ScopeData contains the elapsed experiment time (seconds, 1 kHz sampling frequency), and a signals struct that contains
four (4) data elements
- rawAngles: n-by-2 array, first column is the angle of the motor, second is the angle of the wing (degrees).
- wingAmpDeg: Real-time estimate of wing angle. Used only for tracking (degrees).
- motAmpDeg: Real-time estimate of motor angle. Used only for tracking (degrees).
- analogVoltage: 0-5V command to stepper motor controller that drives wing flapping (Volts).
Constant Flow Data (perturbed)
Data has the same structure as in the riseStep folder, with the naming format
N[TestNumber]_perturbed_[Orientation]_1 ([Date]).mat
The orientation refers to the angle the wing makes with the jet of water. “Neutral” is perpendicular to the jet,
“minus” is towards the jet, and “plus” is away from the jet. Only the “neutral” and “unperturbed” data is used
in the manuscript.
The image files in the folder show the wing angle data from all four orientations for each test, normalized to the
unperturbed wing amplitude.
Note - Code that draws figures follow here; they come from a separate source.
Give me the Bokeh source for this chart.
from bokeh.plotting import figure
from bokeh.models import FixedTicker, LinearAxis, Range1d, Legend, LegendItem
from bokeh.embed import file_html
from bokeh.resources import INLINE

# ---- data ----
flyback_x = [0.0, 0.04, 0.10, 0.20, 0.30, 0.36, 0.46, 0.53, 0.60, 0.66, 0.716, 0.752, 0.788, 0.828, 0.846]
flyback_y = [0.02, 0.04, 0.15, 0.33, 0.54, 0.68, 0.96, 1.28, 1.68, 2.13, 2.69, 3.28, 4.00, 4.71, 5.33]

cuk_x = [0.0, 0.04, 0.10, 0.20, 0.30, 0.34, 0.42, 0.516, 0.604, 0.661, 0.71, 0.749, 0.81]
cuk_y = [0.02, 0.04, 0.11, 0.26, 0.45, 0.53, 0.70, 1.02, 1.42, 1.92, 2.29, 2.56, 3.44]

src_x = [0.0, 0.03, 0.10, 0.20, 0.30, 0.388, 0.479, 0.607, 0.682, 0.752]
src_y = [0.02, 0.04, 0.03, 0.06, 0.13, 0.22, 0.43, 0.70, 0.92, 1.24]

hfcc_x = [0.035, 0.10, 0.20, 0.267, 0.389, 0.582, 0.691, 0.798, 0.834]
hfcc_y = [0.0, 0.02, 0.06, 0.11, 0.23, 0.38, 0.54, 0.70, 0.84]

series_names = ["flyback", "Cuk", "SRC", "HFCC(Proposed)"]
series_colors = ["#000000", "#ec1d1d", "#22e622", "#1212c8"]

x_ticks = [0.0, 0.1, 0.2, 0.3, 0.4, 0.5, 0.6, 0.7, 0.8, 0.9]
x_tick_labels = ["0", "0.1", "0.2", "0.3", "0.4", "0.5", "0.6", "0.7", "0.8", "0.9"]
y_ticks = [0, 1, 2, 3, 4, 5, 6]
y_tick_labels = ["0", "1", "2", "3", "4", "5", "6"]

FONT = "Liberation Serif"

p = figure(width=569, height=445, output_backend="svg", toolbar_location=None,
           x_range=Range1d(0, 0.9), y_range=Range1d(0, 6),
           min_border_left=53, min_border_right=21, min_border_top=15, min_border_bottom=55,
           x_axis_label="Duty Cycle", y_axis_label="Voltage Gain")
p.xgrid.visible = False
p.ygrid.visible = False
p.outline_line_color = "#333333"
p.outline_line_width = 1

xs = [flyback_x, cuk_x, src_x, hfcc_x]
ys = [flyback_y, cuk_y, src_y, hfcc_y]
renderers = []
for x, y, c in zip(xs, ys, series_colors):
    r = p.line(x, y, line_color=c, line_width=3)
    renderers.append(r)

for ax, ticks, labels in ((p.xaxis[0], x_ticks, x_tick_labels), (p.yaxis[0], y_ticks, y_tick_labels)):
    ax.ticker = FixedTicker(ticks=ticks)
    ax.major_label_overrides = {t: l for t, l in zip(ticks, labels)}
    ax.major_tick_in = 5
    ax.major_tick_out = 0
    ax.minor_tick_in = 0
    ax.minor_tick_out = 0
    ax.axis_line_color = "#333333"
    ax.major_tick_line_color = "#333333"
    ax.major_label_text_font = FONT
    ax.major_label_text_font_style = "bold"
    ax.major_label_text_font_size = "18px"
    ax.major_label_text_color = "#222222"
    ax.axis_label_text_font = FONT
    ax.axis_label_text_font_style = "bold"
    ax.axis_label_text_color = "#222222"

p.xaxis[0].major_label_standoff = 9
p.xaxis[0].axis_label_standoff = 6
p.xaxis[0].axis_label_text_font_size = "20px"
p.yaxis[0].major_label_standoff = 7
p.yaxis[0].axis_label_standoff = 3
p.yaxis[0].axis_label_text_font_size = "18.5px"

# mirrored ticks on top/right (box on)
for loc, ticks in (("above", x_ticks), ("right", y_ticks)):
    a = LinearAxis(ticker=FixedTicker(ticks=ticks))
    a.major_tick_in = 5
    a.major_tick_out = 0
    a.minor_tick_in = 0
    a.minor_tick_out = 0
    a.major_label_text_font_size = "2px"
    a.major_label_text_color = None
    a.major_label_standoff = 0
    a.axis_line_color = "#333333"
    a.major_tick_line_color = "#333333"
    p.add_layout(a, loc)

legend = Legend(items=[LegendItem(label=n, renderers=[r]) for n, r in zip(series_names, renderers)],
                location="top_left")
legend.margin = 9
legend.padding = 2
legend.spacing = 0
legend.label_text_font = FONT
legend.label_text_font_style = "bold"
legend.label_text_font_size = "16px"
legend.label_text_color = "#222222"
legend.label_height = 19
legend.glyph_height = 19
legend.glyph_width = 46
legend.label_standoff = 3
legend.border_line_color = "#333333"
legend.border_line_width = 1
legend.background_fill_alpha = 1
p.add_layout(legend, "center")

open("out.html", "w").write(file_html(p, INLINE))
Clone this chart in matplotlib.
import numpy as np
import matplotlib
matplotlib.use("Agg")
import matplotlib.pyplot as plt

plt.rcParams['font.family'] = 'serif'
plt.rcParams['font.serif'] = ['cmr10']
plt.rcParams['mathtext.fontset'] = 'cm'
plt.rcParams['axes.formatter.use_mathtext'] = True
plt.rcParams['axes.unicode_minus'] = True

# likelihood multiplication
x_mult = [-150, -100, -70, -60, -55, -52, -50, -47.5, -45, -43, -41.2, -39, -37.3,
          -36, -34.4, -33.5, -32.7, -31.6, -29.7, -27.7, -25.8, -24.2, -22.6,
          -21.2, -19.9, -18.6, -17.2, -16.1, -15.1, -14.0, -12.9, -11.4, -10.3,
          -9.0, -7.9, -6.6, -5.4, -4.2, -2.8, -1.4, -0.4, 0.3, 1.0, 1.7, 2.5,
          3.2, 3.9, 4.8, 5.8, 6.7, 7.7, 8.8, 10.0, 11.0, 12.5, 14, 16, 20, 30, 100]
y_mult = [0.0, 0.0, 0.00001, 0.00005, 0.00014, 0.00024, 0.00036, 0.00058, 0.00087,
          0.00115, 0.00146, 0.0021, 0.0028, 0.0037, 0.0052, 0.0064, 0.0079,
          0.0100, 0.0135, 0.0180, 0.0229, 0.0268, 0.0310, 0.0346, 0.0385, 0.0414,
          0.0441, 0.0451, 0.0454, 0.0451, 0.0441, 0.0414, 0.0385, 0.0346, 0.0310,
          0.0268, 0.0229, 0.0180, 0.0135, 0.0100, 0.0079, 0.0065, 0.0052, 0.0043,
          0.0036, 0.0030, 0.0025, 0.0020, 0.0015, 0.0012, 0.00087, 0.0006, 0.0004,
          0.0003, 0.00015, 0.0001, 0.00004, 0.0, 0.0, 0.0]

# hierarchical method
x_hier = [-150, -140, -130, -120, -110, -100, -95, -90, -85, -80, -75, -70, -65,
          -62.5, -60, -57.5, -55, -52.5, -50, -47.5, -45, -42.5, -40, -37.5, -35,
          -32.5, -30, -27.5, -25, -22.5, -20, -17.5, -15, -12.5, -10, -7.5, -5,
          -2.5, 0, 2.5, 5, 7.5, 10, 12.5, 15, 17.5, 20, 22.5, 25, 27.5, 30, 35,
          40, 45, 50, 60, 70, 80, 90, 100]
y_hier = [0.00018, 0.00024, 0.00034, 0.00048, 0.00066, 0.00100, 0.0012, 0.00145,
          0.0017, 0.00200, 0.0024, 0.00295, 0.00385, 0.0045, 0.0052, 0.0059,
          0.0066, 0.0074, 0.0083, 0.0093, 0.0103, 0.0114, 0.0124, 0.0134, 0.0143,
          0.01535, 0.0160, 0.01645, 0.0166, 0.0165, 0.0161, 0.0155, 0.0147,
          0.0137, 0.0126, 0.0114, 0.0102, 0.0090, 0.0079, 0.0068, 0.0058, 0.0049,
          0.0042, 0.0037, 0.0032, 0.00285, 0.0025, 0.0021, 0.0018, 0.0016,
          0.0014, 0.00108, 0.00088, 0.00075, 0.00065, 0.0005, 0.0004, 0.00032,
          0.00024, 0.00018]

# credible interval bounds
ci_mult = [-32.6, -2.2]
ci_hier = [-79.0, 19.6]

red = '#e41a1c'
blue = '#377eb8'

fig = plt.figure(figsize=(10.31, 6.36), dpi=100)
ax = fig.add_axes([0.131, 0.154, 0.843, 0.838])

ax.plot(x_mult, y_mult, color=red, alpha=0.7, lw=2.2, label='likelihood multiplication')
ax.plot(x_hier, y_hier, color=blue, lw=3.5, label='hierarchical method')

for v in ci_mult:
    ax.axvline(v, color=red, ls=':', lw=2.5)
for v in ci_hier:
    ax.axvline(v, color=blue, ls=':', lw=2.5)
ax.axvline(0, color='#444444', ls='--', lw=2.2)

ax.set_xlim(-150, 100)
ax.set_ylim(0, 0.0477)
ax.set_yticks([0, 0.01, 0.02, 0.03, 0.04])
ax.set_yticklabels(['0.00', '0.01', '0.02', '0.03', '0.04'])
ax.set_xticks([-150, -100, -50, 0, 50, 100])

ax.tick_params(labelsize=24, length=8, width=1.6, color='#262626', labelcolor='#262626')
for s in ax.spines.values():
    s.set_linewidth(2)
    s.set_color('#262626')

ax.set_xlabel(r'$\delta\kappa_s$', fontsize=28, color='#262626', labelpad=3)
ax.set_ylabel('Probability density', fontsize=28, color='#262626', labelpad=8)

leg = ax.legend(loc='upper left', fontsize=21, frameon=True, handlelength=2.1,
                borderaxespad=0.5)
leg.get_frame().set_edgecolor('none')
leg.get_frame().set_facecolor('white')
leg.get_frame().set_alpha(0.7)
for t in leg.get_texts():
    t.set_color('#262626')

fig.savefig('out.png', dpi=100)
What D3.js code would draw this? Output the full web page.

The images labeled “_var” show just one period of angle data.
Table_weis_fogh_numbers_and_insect_wings.csv
This is a csv file with the calculated Weis-Fogh numbers reported in the literature. Columns are organized by Insect group, species, Weis-Fogh number, animal mass, and the reference source.
Code/Software
All data was collected, analyzed and plotted using Simulink Desktop Real-Time and MATLAB (Mathworks). Data files
may be accessed using MATLAB or Octave.